Graphic design and layout bloopers-and how to avoid them-could fill a book all by themselves . There seems to be an infinite number of ways to mess up the presentation of Web content and controls, and Web designers have stumbled across many of them.
However, graphic design and layout issues are already well covered in other Web-design books. Many focus exclusively on that, as if there were nothing else to Web design. In this book, graphic design and layout is only one aspect of Web design. I left it for last for two reasons:
Usability focus. This book focuses on usability. Graphic design and layout can affect a site's usability but more often affect users in other ways, such as brand-recognition, organizational image, aesthetics, and trust.
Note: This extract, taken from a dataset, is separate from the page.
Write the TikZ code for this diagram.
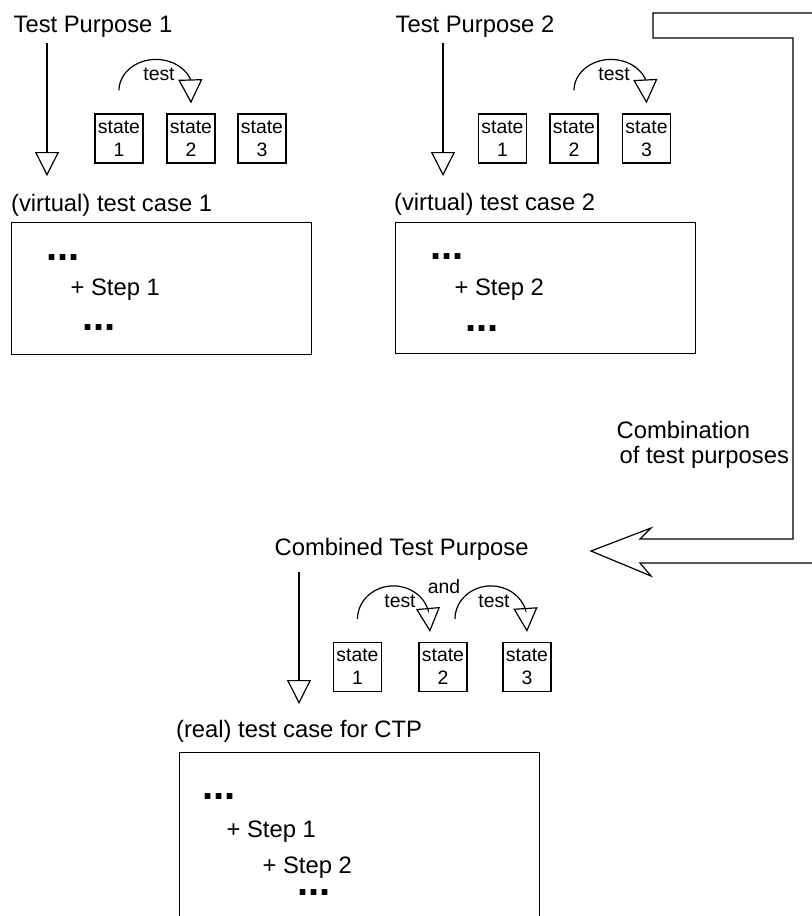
\documentclass[tikz,border=0pt]{standalone}
\usepackage{fontspec}
\setmainfont{Liberation Sans}
\usetikzlibrary{arrows.meta, calc}

\tikzset{
  lbl/.style={anchor=base west, inner sep=0pt, font=\fontsize{11.9}{12.5}\selectfont},
  dots/.style={anchor=base west, inner sep=0pt, text height=3pt, text depth=0pt,
               font=\fontsize{20}{20}\selectfont\bfseries},
  small/.style={anchor=base, inner sep=0pt, font=\fontsize{9.7}{11.5}\selectfont},
  statebox/.style={draw, line width=0.6pt, minimum width=24pt, minimum height=24.5pt,
                   inner sep=0pt, align=center, font=\fontsize{9.7}{11.5}\selectfont},
  casebox/.style={draw, line width=0.6pt, anchor=north west, inner sep=0pt},
  bigarrow/.style={line width=0.6pt, -{Triangle[open, length=12pt, width=12pt]}},
}

\begin{document}
\begin{tikzpicture}[x=0.5pt, y=0.5pt, line width=0.6pt]
\useasboundingbox (0,0) rectangle (812,-916);

% test purpose 1
\node[lbl] (tp1) at (13,-32) {Test Purpose 1};
\node[statebox] (s11) at (119,-138.5) {state\\1};
\node[statebox] (s12) at (191,-138.5) {state\\2};
\node[statebox] (s13) at (262,-138.5) {state\\3};
\draw[bigarrow] ($(s11.north)+(0,23)$) arc[start angle=180, end angle=22, x radius=37, y radius=31]
      -- ($(s12.north)+(0,10)$);
\node[small] (t1) at (159,-80) {test};

\node[lbl] (vc1) at (10.5,-211) {(virtual) test case 1};
\draw[bigarrow] ($(tp1.base west)+(34,-11)$) -- ($(vc1.base west)+(36.5,35)$);
\node[casebox, minimum width=150pt, minimum height=66pt] (tc1) at (11,-222) {};
\node[dots] (d11) at (46,-260) {...};
\node[lbl] (st1) at (70,-295) {+ Step 1};
\node[dots] (d12) at (82,-330) {...};

% test purpose 2
\node[lbl] (tp2) at (395,-32) {Test Purpose 2};
\node[statebox] (s21) at (502.5,-138.5) {state\\1};
\node[statebox] (s22) at (574,-138.5) {state\\2};
\node[statebox] (s23) at (646.5,-138.5) {state\\3};
\draw[bigarrow] ($(s22.north)+(0,23)$) arc[start angle=180, end angle=22, x radius=37, y radius=31]
      -- ($(s23.north)+(0,10)$);
\node[small] (t2) at (614,-80) {test};

\node[lbl] (vc2) at (393.5,-210) {(virtual) test case 2};
\draw[bigarrow] ($(tp2.base west)+(48,-11)$) -- ($(vc2.base west)+(49.5,34)$);
\node[casebox, minimum width=150pt, minimum height=65.5pt] (tc2) at (395,-222) {};
\node[dots] (d21) at (430,-259) {...};
\node[lbl] (st2) at (454,-295) {+ Step 2};
\node[dots] (d22) at (465,-331) {...};

% block arrow for the combination
\draw (830,-13) -- (653,-13) -- (653,-38) -- (793,-38) -- (793,-539) -- (640,-539)
      -- (651,-528) -- (591,-551) -- (651,-576) -- (640,-563) -- (830,-563);
\node[lbl, align=left] (cmb) at (616,-463) {Combination\\\hspace*{1.5pt}of test purposes};

% combined test purpose
\node[lbl] (ctp) at (274,-555) {Combined Test Purpose};
\node[statebox] (c1) at (357.5,-667) {state\\1};
\node[statebox] (c2) at (443,-667) {state\\2};
\node[statebox] (c3) at (527,-667) {state\\3};
\draw[bigarrow] ($(c1.north)+(0,23)$) arc[start angle=180, end angle=16, x radius=36, y radius=33]
      -- ($(c2.north)+(-13,10)$);
\draw[bigarrow] ($(c2.north)+(12,23)$) arc[start angle=180, end angle=16, x radius=36, y radius=33]
      -- ($(c3.north)+(0,10)$);
\node[small] (t31) at (400,-607) {test};
\node[small] (and) at (444,-593) {and};
\node[small] (t32) at (494,-607) {test};

\node[lbl] (rc) at (175.5,-737) {(real) test case for CTP};
\draw[bigarrow] ($(ctp.base west)+(25,-17)$) -- ($(rc.base west)+(123.5,33)$);
\node[casebox, minimum width=180pt, minimum height=110pt] (tc3) at (179,-752) {};
\node[dots] (d31) at (202,-799) {...};
\node[lbl] (st31) at (226,-837) {+ Step 1};
\node[lbl] (st32) at (262,-873) {+ Step 2};
\node[dots] (d32) at (297,-895) {...};

\end{tikzpicture}
\end{document}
Regarding such issues I am no expert and defer to people who are (Flanders and Willis, 1997; Flanders, 2001; Mullet and Sano, 1995).
Bill Griffith. Reprint with special permission of King Features Syndicate.
Easy to fix. Graphic design and layout bloopers are right out on the surface. Once recognized, they are typically easy to fix compared with other types of bloopers. This makes them somewhat less important than bloopers whose roots extend into the site architecture and back-end servers.
Even with a focus on graphic design and layout bloopers that affect usability, there were far too many candidate bloopers to include them all. Those that made it into the book are the ones that (1) affect users the most and (2) for which good examples had been found.